0
$\begingroup$

I have a large dataset for which I am using Bayesian statistics for parameter estimation and model selection (using MultiNest for more detail).

This involves setting a prior over which the nested sampling algorithm works to find the 'best' parameters (as well as compute the Bayesian evidence).

For each file in my dataset, the parameter range, and thus prior, is different i.e. the range over which the data varies differs for each file so I need to specify a different prior for each file.

Doing this iteratively, it occurred to me that one way would be to just set the prior as between the minimum and maximum value of my data, however, in this case this isn't applicable as some parameter constraints lie outside the range of the data (an extrapolation, per say).

So I believe that scaling the data is the best approach to this problem (but I am open to any advice). For this I am looking at Min-Max scaling to scale my data between 0 and 1 (arbitrary choice) and so then I can set a fixed prior range for my whole dataset (as I can reasonably assume a prior of 0-2, for example, will encompass all 'best' parameters based on the specific nature of my data).

Scaling the data to this data using sklearn MinMaxScaler is no problem (and neither is reverting it back to its original form at the end of the analysis).

However, what I am unsure about is how to treat the uncertainties at the instance I scale my data.

To elaborate, in my analysis I use the data and uncertainties and do a 'textbook' Bayesian analysis where both are used in the likelihood function for a chi-squared like analysis. Therefore, when I scale my data, I need to make sure that the relationship between data and uncertainties is preserved so that when the likelihood is evaluated, the results are the same for both unscaled and scaled data (after the scaled data and uncertainties are inverted back at the end).

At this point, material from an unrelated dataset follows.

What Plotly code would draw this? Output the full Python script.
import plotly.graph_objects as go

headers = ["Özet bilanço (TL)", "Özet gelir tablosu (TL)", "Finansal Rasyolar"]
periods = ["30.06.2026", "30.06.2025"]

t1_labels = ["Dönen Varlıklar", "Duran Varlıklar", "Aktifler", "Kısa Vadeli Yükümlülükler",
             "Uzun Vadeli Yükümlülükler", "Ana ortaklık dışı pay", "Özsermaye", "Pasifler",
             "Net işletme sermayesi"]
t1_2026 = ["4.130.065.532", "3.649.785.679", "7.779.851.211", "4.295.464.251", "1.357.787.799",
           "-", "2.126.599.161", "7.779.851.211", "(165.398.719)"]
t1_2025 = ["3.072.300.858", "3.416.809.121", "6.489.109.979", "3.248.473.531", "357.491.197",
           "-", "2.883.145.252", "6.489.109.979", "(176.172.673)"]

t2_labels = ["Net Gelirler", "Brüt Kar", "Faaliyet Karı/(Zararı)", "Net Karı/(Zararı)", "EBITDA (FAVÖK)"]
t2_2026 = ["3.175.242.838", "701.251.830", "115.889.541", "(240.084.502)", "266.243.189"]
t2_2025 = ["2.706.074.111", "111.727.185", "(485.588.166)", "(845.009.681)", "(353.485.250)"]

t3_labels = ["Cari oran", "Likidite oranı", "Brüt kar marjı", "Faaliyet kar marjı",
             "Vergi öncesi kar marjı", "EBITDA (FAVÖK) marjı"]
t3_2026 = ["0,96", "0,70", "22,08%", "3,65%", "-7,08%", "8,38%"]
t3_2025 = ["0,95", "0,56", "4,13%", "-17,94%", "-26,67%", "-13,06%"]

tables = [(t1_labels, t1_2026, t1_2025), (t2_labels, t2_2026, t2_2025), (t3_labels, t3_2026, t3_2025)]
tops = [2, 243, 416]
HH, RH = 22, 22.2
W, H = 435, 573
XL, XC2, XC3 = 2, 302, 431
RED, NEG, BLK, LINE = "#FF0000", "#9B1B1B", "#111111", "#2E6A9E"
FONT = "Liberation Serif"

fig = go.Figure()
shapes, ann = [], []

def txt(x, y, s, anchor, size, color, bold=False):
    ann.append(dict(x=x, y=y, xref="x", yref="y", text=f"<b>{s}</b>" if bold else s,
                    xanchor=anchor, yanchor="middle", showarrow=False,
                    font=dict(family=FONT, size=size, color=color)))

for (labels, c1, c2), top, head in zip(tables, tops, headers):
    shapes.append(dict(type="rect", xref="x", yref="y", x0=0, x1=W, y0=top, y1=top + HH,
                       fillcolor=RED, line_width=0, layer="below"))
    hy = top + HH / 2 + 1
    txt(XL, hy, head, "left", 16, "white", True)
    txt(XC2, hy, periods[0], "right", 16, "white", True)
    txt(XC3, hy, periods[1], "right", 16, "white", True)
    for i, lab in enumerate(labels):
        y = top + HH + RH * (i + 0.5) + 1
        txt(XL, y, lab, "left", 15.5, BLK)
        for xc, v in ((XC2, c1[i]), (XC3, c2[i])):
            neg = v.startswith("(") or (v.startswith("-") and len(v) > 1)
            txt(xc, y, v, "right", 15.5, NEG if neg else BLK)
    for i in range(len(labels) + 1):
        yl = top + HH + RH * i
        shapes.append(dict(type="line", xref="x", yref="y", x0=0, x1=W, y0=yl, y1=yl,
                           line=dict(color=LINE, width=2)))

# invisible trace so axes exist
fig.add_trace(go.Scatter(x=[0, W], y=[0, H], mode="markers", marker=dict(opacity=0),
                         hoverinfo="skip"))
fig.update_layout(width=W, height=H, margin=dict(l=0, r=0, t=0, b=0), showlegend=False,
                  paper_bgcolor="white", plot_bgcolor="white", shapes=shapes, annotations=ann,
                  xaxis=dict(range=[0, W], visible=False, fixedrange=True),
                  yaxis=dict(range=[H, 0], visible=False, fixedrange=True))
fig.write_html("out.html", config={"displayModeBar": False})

However, I am unable to find any information on how to go about this. MinMaxScaler just performs a min-max feature scaling on the data but it wouldn't be correct to min-max scale uncertainties as these would be treated as uncorrelated to the data and would just be scaled by their values, not preserving the original relationship between data and uncertainty, as per my understanding.

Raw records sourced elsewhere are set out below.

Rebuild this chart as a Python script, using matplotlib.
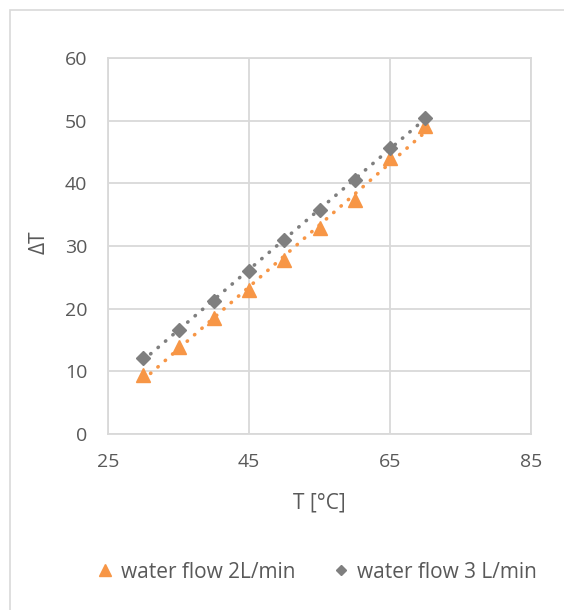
import numpy as np
import matplotlib
matplotlib.use("Agg")
import matplotlib.pyplot as plt
from matplotlib.patches import Rectangle

# data
temps = [30, 35, 40, 45, 50, 55, 60, 65, 70]
dT_2L = [9.4, 13.9, 18.5, 23.0, 27.7, 32.8, 37.3, 44.0, 49.1]
dT_3L = [12.1, 16.6, 21.3, 26.0, 30.9, 35.8, 40.6, 45.6, 50.5]
labels = ["water flow 2L/min", "water flow 3 L/min"]
xticks = [25, 45, 65, 85]
yticks = [0, 10, 20, 30, 40, 50, 60]

plt.rcParams['font.family'] = ['Open Sans', 'DejaVu Sans']
txt = '#595959'
orange = '#F79646'
gray = '#7F7F7F'

W, H = 564, 610
fig = plt.figure(figsize=(W / 100, H / 100), dpi=100)
# outer chart border (clipped on right and bottom like the reference)
fig.patches.append(Rectangle((10 / W, -0.1), 1.2, 1 - 10 / H + 0.1,
                             transform=fig.transFigure, fill=False,
                             edgecolor='#D9D9D9', linewidth=1.2))

ax = fig.add_axes([108 / W, 1 - 434 / H, (531 - 108) / W, (434 - 58) / H])
ax.set_xlim(25, 85)
ax.set_ylim(0, 60)
ax.set_xticks(xticks)
ax.set_yticks(yticks)
ax.grid(True, color='#D9D9D9', linewidth=1.3)
ax.set_axisbelow(True)
for s in ax.spines.values():
    s.set_color('#D9D9D9')
    s.set_linewidth(1.3)
ax.tick_params(length=0, labelsize=14, labelcolor=txt)
ax.tick_params(axis='x', pad=14)
ax.tick_params(axis='y', pad=15)

x = np.array(temps)
for y, m, c, ms, lab in [(dT_2L, '^', orange, 10, labels[0]),
                         (dT_3L, 'D', gray, 7, labels[1])]:
    k, b = np.polyfit(x, y, 1)
    ax.plot(x, k * x + b, color=c, linestyle=(0, (0.1, 2.6)), linewidth=2.6,
            dash_capstyle='round', zorder=2)
    ax.plot(x, y, linestyle='none', marker=m, markersize=ms, color=c,
            label=lab, zorder=3)

ax.set_xlabel("T [°C]", fontsize=15, color=txt)
ax.set_ylabel("ΔT", fontsize=15, color=txt)
ax.xaxis.set_label_coords(0.5, -(493 - 434) / 376)
ax.yaxis.set_label_coords(-(108 - 50) / 423, (434 - 242) / 376)

fig.legend(loc='center', bbox_to_anchor=(318 / W, 1 - 572 / H), ncol=2,
           frameon=False, fontsize=15, labelcolor=txt, handlelength=0.6,
           handletextpad=0.45, columnspacing=1.9, markerscale=0.8)

fig.savefig("out.png", dpi=100)
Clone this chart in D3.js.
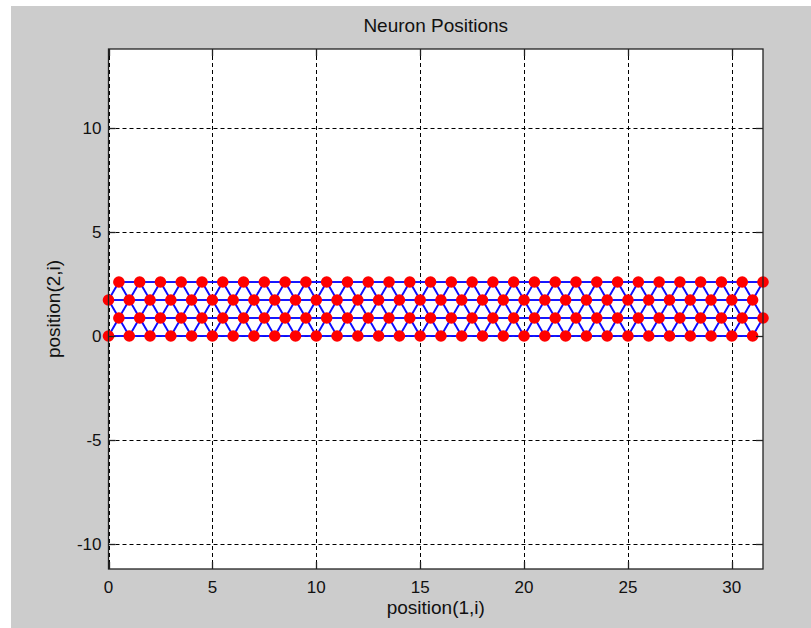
<!DOCTYPE html>
<html>
<head>
<meta charset="utf-8">
<script src="https://cdn.jsdelivr.net/npm/d3@7"></script>
<style>
body { margin:0; background:#fff; }
text { font-family: Arial, "Liberation Sans", sans-serif; fill:#111; }
</style>
</head>
<body>
<div id="chart"></div>
<script>
var W=811, H=628;

// hextop 32x4 neuron layout
var cols=[0,1,2,3,4,5,6,7,8,9,10,11,12,13,14,15,16,17,18,19,20,21,22,23,24,25,26,27,28,29,30,31];
var rowY=[0, 0.866, 1.732, 2.598];
var rowShift=[0, 0.5, 0, 0.5];
var xTicks=[0,5,10,15,20,25,30];
var yTicks=[-10,-5,0,5,10];
var xDomain=[0,31.5];

var plot={left:108.5, top:49, right:763, bottom:569};
var pw=plot.right-plot.left, ph=plot.bottom-plot.top;

// axis equal: y range follows from the pixel aspect ratio
var yMid=(rowY[0]+rowY[rowY.length-1])/2;
var yHalf=(ph/pw)*(xDomain[1]-xDomain[0])/2;

var x=d3.scaleLinear().domain(xDomain).range([plot.left,plot.right]);
var y=d3.scaleLinear().domain([yMid-yHalf,yMid+yHalf]).range([plot.bottom,plot.top]);

var svg=d3.select("#chart").append("svg")
.attr("width",W)
.attr("height",H);

svg.append("rect")
.attr("x",11).attr("y",6)
.attr("width",W-11).attr("height",H-6)
.attr("fill","#cccccc");

svg.append("rect")
.attr("x",plot.left).attr("y",plot.top)
.attr("width",pw).attr("height",ph)
.attr("fill","#fff");

// grid
var grid=svg.append("g").attr("stroke","#000").attr("stroke-width",1).attr("stroke-dasharray","4,3");
grid.selectAll("line.gx").data(xTicks).enter().append("line")
.attr("x1",d=>Math.round(x(d))+0.5).attr("x2",d=>Math.round(x(d))+0.5)
.attr("y1",plot.top).attr("y2",plot.bottom);
grid.selectAll("line.gy").data(yTicks).enter().append("line")
.attr("y1",d=>Math.round(y(d))+0.5).attr("y2",d=>Math.round(y(d))+0.5)
.attr("x1",plot.left).attr("x2",plot.right);

// neurons
var neurons=[];
rowY.forEach(function(ry,r){
  cols.forEach(function(c){ neurons.push({px:c+rowShift[r], py:ry}); });
});

var links=[];
for(var i=0;i<neurons.length;i++){
  for(var j=i+1;j<neurons.length;j++){
    var dx=neurons[i].px-neurons[j].px, dy=neurons[i].py-neurons[j].py;
    if(Math.sqrt(dx*dx+dy*dy)<1.01) links.push([neurons[i],neurons[j]]);
  }
}

svg.append("g").selectAll("line").data(links).enter().append("line")
.attr("x1",d=>x(d[0].px)).attr("y1",d=>y(d[0].py))
.attr("x2",d=>x(d[1].px)).attr("y2",d=>y(d[1].py))
.attr("stroke","#0a0aff")
.attr("stroke-width",1.9);

svg.append("g").selectAll("circle").data(neurons).enter().append("circle")
.attr("cx",d=>x(d.px)).attr("cy",d=>y(d.py))
.attr("r",5.8)
.attr("fill","#ff0000");

// axes box + ticks
var tl=7;
var ax=svg.append("g").attr("stroke","#222").attr("stroke-width",1.3).attr("fill","none");
ax.append("rect").attr("x",plot.left).attr("y",plot.top).attr("width",pw).attr("height",ph);
xTicks.forEach(function(t){
  var xx=Math.round(x(t))+0.5;
  ax.append("line").attr("x1",xx).attr("x2",xx).attr("y1",plot.bottom).attr("y2",plot.bottom-tl);
  ax.append("line").attr("x1",xx).attr("x2",xx).attr("y1",plot.top).attr("y2",plot.top+tl);
});
yTicks.forEach(function(t){
  var yy=Math.round(y(t))+0.5;
  ax.append("line").attr("y1",yy).attr("y2",yy).attr("x1",plot.left).attr("x2",plot.left+tl);
  ax.append("line").attr("y1",yy).attr("y2",yy).attr("x1",plot.right).attr("x2",plot.right-tl);
});

// tick labels
svg.append("g").selectAll("text").data(xTicks).enter().append("text")
.attr("x",d=>x(d)).attr("y",plot.bottom+24)
.attr("text-anchor","middle")
.style("font-size","17px")
.text(d=>d);
svg.append("g").selectAll("text").data(yTicks).enter().append("text")
.attr("x",plot.left-7).attr("y",d=>y(d)+6)
.attr("text-anchor","end")
.style("font-size","17px")
.text(d=>d);

// titles
svg.append("text")
.attr("x",(plot.left+plot.right)/2).attr("y",32)
.attr("text-anchor","middle")
.style("font-size","19px")
.text("Neuron Positions");
svg.append("text")
.attr("x",(plot.left+plot.right)/2).attr("y",614)
.attr("text-anchor","middle")
.style("font-size","19px")
.text("position(1,i)");
svg.append("text")
.attr("transform","translate(60,"+((plot.top+plot.bottom)/2)+") rotate(-90)")
.attr("text-anchor","middle")
.style("font-size","19px")
.text("position(2,i)");
</script>
</body>
</html>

Also, it doesn't seem correct to me (but correct me if I'm wrong) to just scale the uncertainties by the relative scale factor returned by sklearn MinMaxscaler, as this doesn't give the relationship by which each individual point is scaled, just the overall relative relation.

If anyone would have any insight into how to approach such a task and the 'correct' treatment of uncertainties for when scaling data in general, or in a better approach for when automating Bayesian parameter estimation on large data sets that I may have overlooked, I would be interested in learning more and most appreciative for any guidance.

NB: I posted this question on stack exchange too but I felt perhaps a modified version here would be better for approaching this task from a statistical point of view, as opposed to computational.

Thank you

$\endgroup$

0